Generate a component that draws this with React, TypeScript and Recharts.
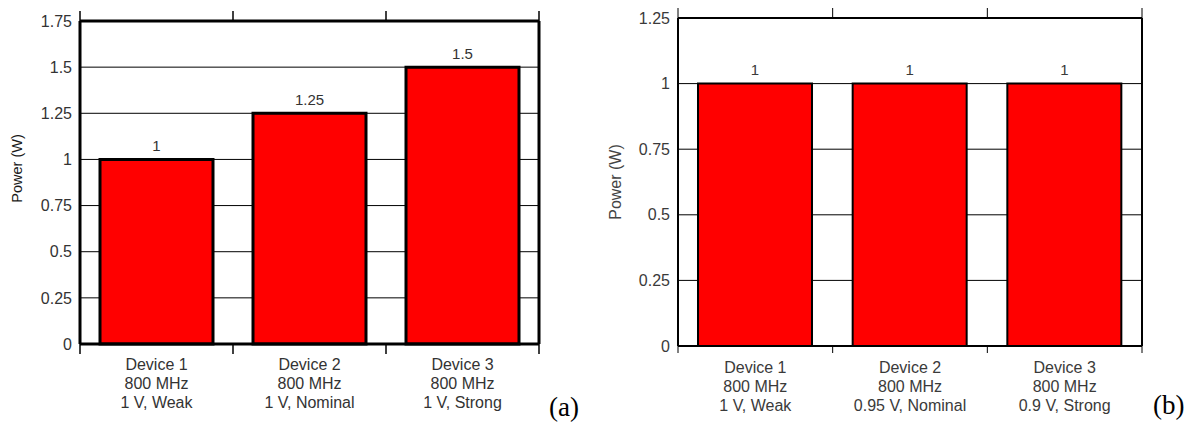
import React from 'react';
import { BarChart, Bar, XAxis, YAxis, CartesianGrid, LabelList } from 'recharts';

const devices = ['Device 1', 'Device 2', 'Device 3'];
const frequencies = ['800 MHz', '800 MHz', '800 MHz'];
const conditionsA = ['1 V, Weak', '1 V, Nominal', '1 V, Strong'];
const conditionsB = ['1 V, Weak', '0.95 V, Nominal', '0.9 V, Strong'];
const powerA = [1, 1.25, 1.5];
const powerB = [1, 1, 1];
const yTicksA = [0, 0.25, 0.5, 0.75, 1, 1.25, 1.5, 1.75];
const yTicksB = [0, 0.25, 0.5, 0.75, 1, 1.25];
const panelLabels = ['(a)', '(b)'];
const yLabel = 'Power (W)';

const buildData = (conds: string[], power: number[]) =>
  devices.map((d, i) => ({ pos: i + 0.5, device: d, freq: frequencies[i], cond: conds[i], power: power[i] }));

const dataA = buildData(conditionsA, powerA);
const dataB = buildData(conditionsB, powerB);

const n = devices.length;
const bottomTicks: number[] = [];
for (let k = 0; k <= 2 * n; k++) bottomTicks.push(k / 2);
const boundaryTicks: number[] = [];
for (let k = 0; k <= n; k++) boundaryTicks.push(k);

const FONT = "'Liberation Sans', Arial, Helvetica, sans-serif";

const makeBottomTick = (data: any[], tickLen: number, lineWidth: number, color: string, firstDy: number, gap: number) =>
  (props: any) => {
    const { x, y, payload } = props;
    const v = payload.value;
    if (Number.isInteger(v)) {
      return <line x1={x} y1={y} x2={x} y2={y + tickLen} stroke="#000" strokeWidth={lineWidth} />;
    }
    const row = data[Math.floor(v)];
    const lines = [row.device, row.freq, row.cond];
    return (
      <text x={x} y={y} textAnchor="middle" fill={color} fontSize={16} fontFamily={FONT}>
        {lines.map((t, k) => (
          <tspan key={k} x={x} dy={k === 0 ? firstDy : gap}>{t}</tspan>
        ))}
      </text>
    );
  };

const makeYLabel = (xPos: number, shift: number, size: number, color: string) => (props: any) => {
  const vb = props.viewBox || {};
  const cy = (vb.y || 0) + (vb.height || 0) / 2 + shift;
  return (
    <text x={xPos} y={cy} transform={`rotate(-90 ${xPos} ${cy})`} textAnchor="middle" dominantBaseline="central" fill={color} fontSize={size} fontFamily={FONT}>
      {yLabel}
    </text>
  );
};

interface PanelProps {
  data: any[];
  ticks: number[];
  width: number;
  height: number;
  left: number;
  yAxisWidth: number;
  rightWidth: number;
  topHeight: number;
  bottomHeight: number;
  frameWidth: number;
  barStroke: number;
  barSize: number;
  textColor: string;
  tickLenTop: number;
  tickLenBottom: number;
  tickLineWidth: number;
  firstDy: number;
  gap: number;
  labelOffset: number;
  yLabelX: number;
  yLabelShift: number;
  yLabelSize: number;
  yLabelColor: string;
}

const Panel = (p: PanelProps) => {
  const max = p.ticks[p.ticks.length - 1];
  return (
    <div style={{ position: 'absolute', left: p.left, top: 0 }}>
      <BarChart width={p.width} height={p.height} data={p.data} margin={{ top: 0, right: 0, bottom: 0, left: 0 }}>
        <CartesianGrid horizontal vertical={false} stroke="#000" strokeWidth={1} strokeOpacity={1} />
        <XAxis
          dataKey="pos"
          type="number"
          domain={[0, n]}
          ticks={bottomTicks}
          interval={0}
          allowDataOverflow
          height={p.bottomHeight}
          tickSize={0}
          tickMargin={0}
          tickLine={false}
          axisLine={{ stroke: '#000', strokeWidth: p.frameWidth }}
          tick={makeBottomTick(p.data, p.tickLenBottom, p.tickLineWidth, p.textColor, p.firstDy, p.gap)}
        />
        <XAxis
          xAxisId="top"
          orientation="top"
          dataKey="pos"
          type="number"
          domain={[0, n]}
          ticks={boundaryTicks}
          interval={0}
          allowDataOverflow
          height={p.topHeight}
          tickSize={p.tickLenTop}
          tickFormatter={() => ''}
          tickLine={{ stroke: '#000', strokeWidth: p.tickLineWidth }}
          axisLine={{ stroke: '#000', strokeWidth: p.frameWidth }}
        />
        <YAxis
          type="number"
          domain={[0, max]}
          ticks={p.ticks}
          interval={0}
          width={p.yAxisWidth}
          tickLine={false}
          tickSize={6}
          tickMargin={2}
          axisLine={{ stroke: '#000', strokeWidth: p.frameWidth }}
          tick={{ fill: p.textColor, fontSize: 16, fontFamily: FONT }}
          label={{ content: makeYLabel(p.yLabelX, p.yLabelShift, p.yLabelSize, p.yLabelColor) }}
        />
        <YAxis
          yAxisId="right"
          orientation="right"
          type="number"
          domain={[0, max]}
          ticks={p.ticks}
          width={p.rightWidth}
          tick={false}
          tickLine={false}
          axisLine={{ stroke: '#000', strokeWidth: p.frameWidth }}
        />
        <Bar dataKey="power" fill="#ff0000" stroke="#000" strokeWidth={p.barStroke} barSize={p.barSize} isAnimationActive={false}>
          <LabelList dataKey="power" position="top" offset={p.labelOffset} fill={p.textColor} fontSize={15} fontFamily={FONT} />
        </Bar>
      </BarChart>
    </div>
  );
};

const panelLabelStyle: React.CSSProperties = {
  position: 'absolute',
  fontFamily: "'Liberation Serif', 'Times New Roman', serif",
  fontSize: 27,
  lineHeight: 1,
  color: '#000',
};

export default function App() {
  return (
    <div style={{ position: 'absolute', left: 0, top: 0, width: 1195, height: 423, background: '#fff', fontFamily: FONT }}>
      <Panel
        data={dataA}
        ticks={yTicksA}
        width={590}
        height={423}
        left={0}
        yAxisWidth={80}
        rightWidth={51}
        topHeight={21}
        bottomHeight={79}
        frameWidth={3}
        barStroke={3}
        barSize={113}
        textColor="#333"
        tickLenTop={10}
        tickLenBottom={10}
        tickLineWidth={1.5}
        firstDy={26}
        gap={19}
        labelOffset={8}
        yLabelX={17}
        yLabelShift={-14}
        yLabelSize={14.5}
        yLabelColor="#1a1a1a"
      />
      <Panel
        data={dataB}
        ticks={yTicksB}
        width={605}
        height={423}
        left={590}
        yAxisWidth={88}
        rightWidth={53}
        topHeight={18}
        bottomHeight={77}
        frameWidth={2}
        barStroke={2}
        barSize={114}
        textColor="#3a3a3a"
        tickLenTop={10}
        tickLenBottom={7}
        tickLineWidth={1}
        firstDy={27}
        gap={19}
        labelOffset={9}
        yLabelX={25}
        yLabelShift={0}
        yLabelSize={16}
        yLabelColor="#444"
      />
      <div style={{ ...panelLabelStyle, left: 549, top: 394 }}>{panelLabels[0]}</div>
      <div style={{ ...panelLabelStyle, left: 1153, top: 392 }}>{panelLabels[1]}</div>
    </div>
  );
}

━━━━━━━━

#### [Short task]
Would you reproduce the lines above, from the very first through the line containing "devices.map((d, i) =>", exactly and without the pictures?

#### [Response to the task]
Generate a component that draws this with React, TypeScript and Recharts.
import React from 'react';
import { BarChart, Bar, XAxis, YAxis, CartesianGrid, LabelList } from 'recharts';

const devices = ['Device 1', 'Device 2', 'Device 3'];
const frequencies = ['800 MHz', '800 MHz', '800 MHz'];
const conditionsA = ['1 V, Weak', '1 V, Nominal', '1 V, Strong'];
const conditionsB = ['1 V, Weak', '0.95 V, Nominal', '0.9 V, Strong'];
const powerA = [1, 1.25, 1.5];
const powerB = [1, 1, 1];
const yTicksA = [0, 0.25, 0.5, 0.75, 1, 1.25, 1.5, 1.75];
const yTicksB = [0, 0.25, 0.5, 0.75, 1, 1.25];
const panelLabels = ['(a)', '(b)'];
const yLabel = 'Power (W)';

const buildData = (conds: string[], power: number[]) =>
  devices.map((d, i) => ({ pos: i + 0.5, device: d, freq: frequencies[i], cond: conds[i], power: power[i] }));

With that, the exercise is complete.